Would you pull out every line of the material that contains the string "matplotlib"?

-- Data provided --
[Begin]

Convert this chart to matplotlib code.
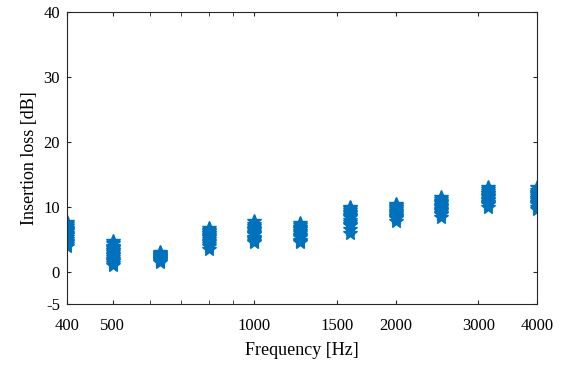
import matplotlib
matplotlib.use("Agg")
import matplotlib.pyplot as plt
from matplotlib.ticker import FixedLocator, NullFormatter

plt.rcParams.update(
    {
        "font.family": ["Liberation Serif", "DejaVu Serif"],
        "font.size": 12,
        "xtick.direction": "in",
        "ytick.direction": "in",
        "xtick.top": True,
        "ytick.right": True,
    }
)

# third-octave band centres [Hz]
bands = [400, 500, 630, 800, 1000, 1250, 1600, 2000, 2500, 3150, 4000]

# insertion loss samples per band [dB]
il_400 = [4.0, 4.5, 5.0, 5.3, 5.6, 6.0, 6.2, 6.5, 6.8, 7.0, 7.3, 7.6, 4.8, 5.8, 6.6, 4.2]
il_500 = [1.0, 1.4, 1.8, 2.2, 2.6, 3.0, 3.3, 3.6, 4.0, 4.4, 4.8, 2.0, 2.8, 3.4, 1.6, 3.8]
il_630 = [1.5, 1.7, 1.9, 2.1, 2.3, 2.5, 2.7, 2.9, 3.0, 2.0, 2.4, 2.6, 1.8, 2.2]
il_800 = [3.5, 4.0, 4.5, 5.0, 5.3, 5.6, 5.9, 6.2, 6.5, 6.8, 4.8, 5.5, 6.0, 4.2]
il_1000 = [4.5, 5.0, 5.4, 5.8, 6.1, 6.4, 6.7, 7.0, 7.4, 7.8, 5.2, 6.0, 6.6, 4.8]
il_1250 = [4.5, 4.9, 5.3, 5.7, 6.0, 6.3, 6.6, 6.9, 7.2, 7.5, 5.5, 6.2, 6.8, 4.7]
il_1600 = [6.0, 6.6, 7.2, 7.6, 8.0, 8.4, 8.8, 9.2, 9.5, 9.8, 10.0, 7.4, 8.6, 9.0]
il_2000 = [7.8, 8.2, 8.6, 9.0, 9.3, 9.6, 9.9, 10.2, 10.5, 8.4, 9.4, 10.0, 8.8, 9.1]
il_2500 = [8.5, 8.9, 9.3, 9.7, 10.0, 10.3, 10.6, 10.9, 11.2, 11.5, 9.5, 10.1, 10.8, 9.0]
il_3150 = [10.0, 10.4, 10.8, 11.2, 11.5, 11.8, 12.1, 12.4, 12.7, 13.0, 11.0, 11.6, 12.2, 10.6]
il_4000 = [9.6, 10.0, 10.4, 10.8, 11.1, 11.4, 11.7, 12.0, 12.3, 12.6, 13.0, 10.6, 11.3, 12.2]

samples = [il_400, il_500, il_630, il_800, il_1000, il_1250,
           il_1600, il_2000, il_2500, il_3150, il_4000]

xticks = [400, 500, 1000, 1500, 2000, 3000, 4000]
yticks = [-5, 0, 10, 20, 30, 40]

fig = plt.figure(figsize=(5.63, 3.66), dpi=100)
ax = fig.add_axes([0.119, 0.169, 0.835, 0.798])

for f, vals in zip(bands, samples):
    ax.plot([f] * len(vals), vals, linestyle="none", marker="*",
            markersize=10, color="#0072BD", markeredgewidth=1.0)

ax.set_xscale("log")
ax.set_xlim(400, 4000)
ax.set_ylim(-5, 40)
ax.xaxis.set_major_locator(FixedLocator(xticks))
ax.set_xticklabels([str(t) for t in xticks])
ax.xaxis.set_minor_locator(FixedLocator([600, 700, 800, 900]))
ax.xaxis.set_minor_formatter(NullFormatter())
ax.set_yticks(yticks)
ax.set_yticklabels([str(t) for t in yticks])
ax.tick_params(which="both", color="#262626", length=3)
ax.tick_params(axis="x", pad=10)
ax.tick_params(axis="y", pad=5)
for s in ax.spines.values():
    s.set_color("#262626")
    s.set_linewidth(0.8)
ax.set_xlabel("Frequency [Hz]", fontsize=13, labelpad=6)
ax.set_ylabel("Insertion loss [dB]", fontsize=13, labelpad=4)

fig.savefig("out.png", dpi=100)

[End]

-- Worked solution --
Convert this chart to matplotlib code.
import matplotlib
matplotlib.use("Agg")
import matplotlib.pyplot as plt
from matplotlib.ticker import FixedLocator, NullFormatter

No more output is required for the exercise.